Prepared by the Interior Departments inspector general, Earl Devaney, the report said that investigators found a “profound failure” in the agencys technology for monitoring oil and gas payments.

It suggested that the agency was too cozy with oil companies and that internal critics had good reason to fear punishment.

“It demonstrates a Band-Aid approach to holding together one of the federal governments largest revenue-producing operations,” Devaney concluded.

In one case, senior officials decided that the agency would impose a “hardship” on oil companies to demand that they calculate the back interest they owed after having been caught underpaying. The agency itself was years behind in billing the companies, because its computers could not perform the calculations.

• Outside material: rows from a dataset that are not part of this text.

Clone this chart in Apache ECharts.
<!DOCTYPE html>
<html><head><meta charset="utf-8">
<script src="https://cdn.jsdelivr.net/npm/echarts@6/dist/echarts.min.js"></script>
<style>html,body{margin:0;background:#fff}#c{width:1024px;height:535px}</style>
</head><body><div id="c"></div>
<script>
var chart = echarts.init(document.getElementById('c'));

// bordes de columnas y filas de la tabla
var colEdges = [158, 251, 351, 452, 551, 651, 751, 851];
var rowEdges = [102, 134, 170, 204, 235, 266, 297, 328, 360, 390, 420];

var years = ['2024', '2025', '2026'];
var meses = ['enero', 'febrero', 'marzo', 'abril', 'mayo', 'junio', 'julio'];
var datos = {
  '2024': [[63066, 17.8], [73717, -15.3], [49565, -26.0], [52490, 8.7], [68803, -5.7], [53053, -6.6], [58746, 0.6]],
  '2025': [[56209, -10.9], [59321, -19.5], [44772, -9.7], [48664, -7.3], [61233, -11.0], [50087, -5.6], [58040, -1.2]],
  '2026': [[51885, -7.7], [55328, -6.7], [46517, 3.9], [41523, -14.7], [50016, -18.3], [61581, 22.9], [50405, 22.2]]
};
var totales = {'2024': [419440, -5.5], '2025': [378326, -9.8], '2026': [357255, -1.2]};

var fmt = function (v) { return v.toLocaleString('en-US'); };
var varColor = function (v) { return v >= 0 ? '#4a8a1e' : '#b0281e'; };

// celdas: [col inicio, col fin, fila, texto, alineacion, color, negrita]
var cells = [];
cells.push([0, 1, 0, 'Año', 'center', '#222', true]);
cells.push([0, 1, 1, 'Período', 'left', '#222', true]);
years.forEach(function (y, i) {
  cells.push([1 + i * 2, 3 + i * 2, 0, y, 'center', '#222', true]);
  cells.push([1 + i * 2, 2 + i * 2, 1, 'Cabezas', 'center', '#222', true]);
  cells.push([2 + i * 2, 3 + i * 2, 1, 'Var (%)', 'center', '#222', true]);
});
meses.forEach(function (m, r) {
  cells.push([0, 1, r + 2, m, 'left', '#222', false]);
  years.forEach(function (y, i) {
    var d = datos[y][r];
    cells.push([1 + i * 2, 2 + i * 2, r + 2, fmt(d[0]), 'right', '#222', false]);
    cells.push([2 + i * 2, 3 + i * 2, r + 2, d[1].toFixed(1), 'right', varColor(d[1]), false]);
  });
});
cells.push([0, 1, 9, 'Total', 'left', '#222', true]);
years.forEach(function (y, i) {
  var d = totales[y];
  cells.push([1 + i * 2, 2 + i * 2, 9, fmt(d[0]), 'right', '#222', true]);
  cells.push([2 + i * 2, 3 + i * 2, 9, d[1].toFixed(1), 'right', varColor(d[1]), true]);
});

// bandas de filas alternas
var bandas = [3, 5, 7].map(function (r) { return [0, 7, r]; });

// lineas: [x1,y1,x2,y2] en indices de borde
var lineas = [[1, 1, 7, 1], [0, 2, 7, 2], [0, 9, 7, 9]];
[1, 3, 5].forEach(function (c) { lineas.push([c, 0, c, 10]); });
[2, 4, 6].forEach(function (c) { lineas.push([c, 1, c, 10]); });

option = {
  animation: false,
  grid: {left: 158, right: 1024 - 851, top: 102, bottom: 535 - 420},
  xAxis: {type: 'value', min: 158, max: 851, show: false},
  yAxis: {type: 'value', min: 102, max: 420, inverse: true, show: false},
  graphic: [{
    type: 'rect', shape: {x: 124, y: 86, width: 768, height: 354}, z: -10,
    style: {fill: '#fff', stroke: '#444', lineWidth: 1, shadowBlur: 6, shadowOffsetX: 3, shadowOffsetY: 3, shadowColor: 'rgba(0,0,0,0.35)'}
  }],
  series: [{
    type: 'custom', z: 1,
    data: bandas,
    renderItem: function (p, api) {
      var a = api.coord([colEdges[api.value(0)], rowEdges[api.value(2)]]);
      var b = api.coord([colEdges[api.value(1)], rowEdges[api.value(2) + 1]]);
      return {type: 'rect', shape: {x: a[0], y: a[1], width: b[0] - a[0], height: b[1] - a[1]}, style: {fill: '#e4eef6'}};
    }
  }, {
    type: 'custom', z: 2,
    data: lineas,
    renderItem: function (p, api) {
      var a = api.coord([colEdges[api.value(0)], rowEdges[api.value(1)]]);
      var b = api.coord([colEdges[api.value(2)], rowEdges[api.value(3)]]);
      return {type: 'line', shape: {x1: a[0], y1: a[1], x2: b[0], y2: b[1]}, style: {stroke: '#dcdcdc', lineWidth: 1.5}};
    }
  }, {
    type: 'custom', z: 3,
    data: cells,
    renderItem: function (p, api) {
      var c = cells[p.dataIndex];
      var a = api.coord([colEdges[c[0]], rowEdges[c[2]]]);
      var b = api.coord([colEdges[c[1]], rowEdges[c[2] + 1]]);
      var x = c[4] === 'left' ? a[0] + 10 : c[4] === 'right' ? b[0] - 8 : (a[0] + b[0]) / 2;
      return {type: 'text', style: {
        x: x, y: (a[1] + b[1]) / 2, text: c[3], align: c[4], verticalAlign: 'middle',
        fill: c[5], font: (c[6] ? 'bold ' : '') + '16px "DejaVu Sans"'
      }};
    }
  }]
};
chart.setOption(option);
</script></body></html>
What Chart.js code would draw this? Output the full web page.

When asked about this matter by investigators, the agencys associate director, Lucy Querques Denett, responded, “How do you define hardship, just because they have a lot of money?”

The report was the latest result of a long series of investigations into the troubled federal program for collecting oil and gas royalties. Last year, Devaney told a congressional hearing that “short of a crime, anything goes at the highest levels of the Department of the Interior.”

The new report did not try to estimate the amount of money that might have been lost. Early in 2006, officials conceded that the government might lose about $10 billion in revenue over the next decade because of a legal mistake in oil and gas leases that had been ignored for six years.

At issue in the new report are the assertions by the four auditors at the agency, who said that senior officials blocked them from recovering money from more than two dozen companies that underpaid their royalties.

The rebel auditors took the unusual step of filing their own lawsuits against the oil companies under the False Claims Act, a law that allows private citizens to sue companies that have cheated the government and to receive part of any money recovered.

The first of those cases, brought against Anadarko Petroleum by a former auditor named Bobby Maxwell, went to trial in Denver early this year. Maxwell lost his job within a week after his lawsuit became public, in what Interior officials said was a reorganization.

In January, a jury in Denver ruled that Maxwell was correct and that Anadarko had cheated the government of $7.5 million. But the judge in the case reversed the jury on technical grounds.

In their report, the investigators confirmed Maxwells assertions that senior officials in Washington had ordered him to drop the case.

The report said the senior officials disagreed about the cases merits. Maxwells supervisor in Denver supported his view; lawyers in Washington opposed him.

The decision from Washington appeared to perplex the official in charge of reviewing the quality of audit work, who said in a draft report that investigators found that the guidance decision, made by “a senior-level MRM official,” did not contain “documentation to support the management decision.” That comment was excised from the officials final report, the investigators noted.